Courts will absolutely not tolerate child abuse, abuse of drugs in the presence of children, violation of any statute involving children such as driving while under the influence with a child in the vehicle.

Spousal abuse, commonly referred to as domestic violence, is equally prohibited and not tolerated by the Courts. The first element of domestic violence is that there must be a relationship between the victim and the perpetrator. Husband and wife or former marriage between the persons; a romantic or sexual relationship; persons residing with each other or having resided together in the past; parties having a child in common or if one of the parties is pregnant by the other party; if there is a family relationship by blood, all constitute a required relationship to establish a finding of domestic violence.

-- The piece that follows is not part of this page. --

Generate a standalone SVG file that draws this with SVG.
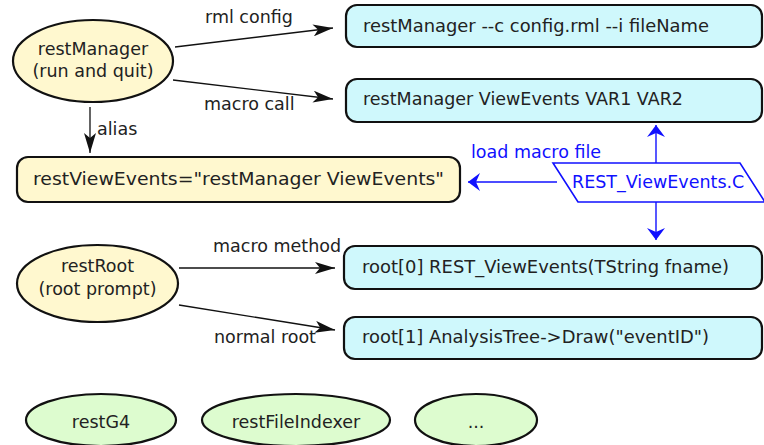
<svg xmlns="http://www.w3.org/2000/svg" width="764" height="445" viewBox="0 0 764 445">
<style>
text{font-family:"DejaVu Sans","Liberation Sans",sans-serif;font-size:17.5px;fill:#222}
.c{text-anchor:middle}
.y{fill:#fff8cf;stroke:#111;stroke-width:2.2}
.b{fill:#cff8fc;stroke:#111;stroke-width:2.2}
.g{fill:#ddfccf;stroke:#111;stroke-width:2.2}
.k{stroke:#111;stroke-width:1.3;fill:none}
.bl{stroke:#1010ff;stroke-width:1.4;fill:none}
.bt{fill:#1010ff}
</style>
<defs>
<marker id="ak" viewBox="0 0 20 12" refX="20" refY="6" markerWidth="20" markerHeight="12" markerUnits="userSpaceOnUse" orient="auto">
<path d="M0,0 L20,6 L0,12 L5,6 Z" fill="#111"/>
</marker>
<marker id="ab" viewBox="0 0 12 18" refX="12" refY="9" markerWidth="12" markerHeight="18" markerUnits="userSpaceOnUse" orient="auto">
<path d="M0,0 L12,9 L0,18 L4,9 Z" fill="#1010ff"/>
</marker>
</defs>
<g id="connectors">
<line class="k" x1="175" y1="47" x2="333" y2="28" marker-end="url(#ak)"/>
<line class="k" x1="173" y1="80" x2="333" y2="99" marker-end="url(#ak)"/>
<line class="k" x1="90" y1="107" x2="90" y2="153" marker-end="url(#ak)"/>
<line class="k" x1="179" y1="268" x2="335" y2="268" marker-end="url(#ak)"/>
<line class="k" x1="179" y1="305" x2="335" y2="330" marker-end="url(#ak)"/>
<line class="bl" x1="656" y1="163" x2="656" y2="125" marker-end="url(#ab)"/>
<line class="bl" x1="656" y1="202" x2="656" y2="240" marker-end="url(#ab)"/>
<line class="bl" x1="557" y1="182" x2="468" y2="182" marker-end="url(#ab)"/>
<text x="205" y="23">rml config</text>
<text x="204" y="110">macro call</text>
<text x="97" y="135">alias</text>
<text x="213" y="252">macro method</text>
<text x="214" y="343">normal root</text>
<text class="bt" x="471" y="158">load macro file</text>
</g>
<g id="restManager">
<ellipse class="y" cx="93" cy="61" rx="80" ry="41"/>
<text class="c" x="93" y="55">restManager</text>
<text class="c" x="93" y="77">(run and quit)</text>
</g>
<g id="cmdConfig">
<rect class="b" x="346" y="5" width="416" height="42" rx="11"/>
<text x="363" y="32" textLength="346" lengthAdjust="spacingAndGlyphs">restManager --c config.rml --i fileName</text>
</g>
<g id="cmdMacro">
<rect class="b" x="346" y="79" width="416" height="43" rx="11"/>
<text x="363" y="105">restManager ViewEvents VAR1 VAR2</text>
</g>
<g id="alias">
<rect class="y" x="17" y="157" width="443" height="45" rx="11"/>
<text x="33" y="185" textLength="411" lengthAdjust="spacingAndGlyphs">restViewEvents="restManager ViewEvents"</text>
</g>
<g id="macroFile">
<polygon points="553,163 740,163 765,202 578,202" fill="#fff" stroke="#1010ff" stroke-width="1.6"/>
<text class="bt" x="572" y="188">REST_ViewEvents.C</text>
</g>
<g id="restRoot">
<ellipse class="y" cx="97.5" cy="283.5" rx="80.5" ry="38.5"/>
<text class="c" x="97.5" y="272">restRoot</text>
<text class="c" x="97.5" y="295">(root prompt)</text>
</g>
<g id="root0">
<rect class="b" x="344" y="246" width="418" height="43" rx="11"/>
<text x="362" y="273" textLength="367" lengthAdjust="spacingAndGlyphs">root[0] REST_ViewEvents(TString fname)</text>
</g>
<g id="root1">
<rect class="b" x="344" y="317" width="418" height="42" rx="11"/>
<text x="362" y="343" textLength="347" lengthAdjust="spacingAndGlyphs">root[1] AnalysisTree-&gt;Draw("eventID")</text>
</g>
<g id="restG4">
<ellipse class="g" cx="101" cy="420" rx="75" ry="26"/>
<text class="c" x="101" y="428">restG4</text>
</g>
<g id="restFileIndexer">
<ellipse class="g" cx="296" cy="420" rx="94" ry="26"/>
<text class="c" x="296" y="428">restFileIndexer</text>
</g>
<g id="more">
<ellipse class="g" cx="476" cy="420" rx="61" ry="26"/>
<text class="c" x="476" y="428">...</text>
</g>
</svg>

The second element of domestic violence is that a prohibited act has occurred that the legislature has declared to constitute domestic violence. Certain acts are obvious acts of domestic violence such as assault, kidnapping, manslaughter and murder. However, domestic violence can occur in less obvious acts such as use of offensive language, threatening gestures, careless use of firearms. The use of electronic communications to intimidate, terrify, threaten or harass is also domestic violence. Stalking is a form of domestic violence.

How do you prove that an act of domestic violence has occurred? In 95% of the cases the perpetrator denies any act of domestic violence and may even deny that an episode of violence has ever occurred. The person claiming that domestic violence occurred has the burden to prove it. Obviously, witnesses that have seen the domestic violence are the best evidence but domestic violence usually occurs when there are no witnesses. Secondary evidence therefore becomes of paramount importance. Text messages, emails, photographs, audio/video recordings and letters are all very good sources of evidence to prove to the Court that domestic violence has occurred.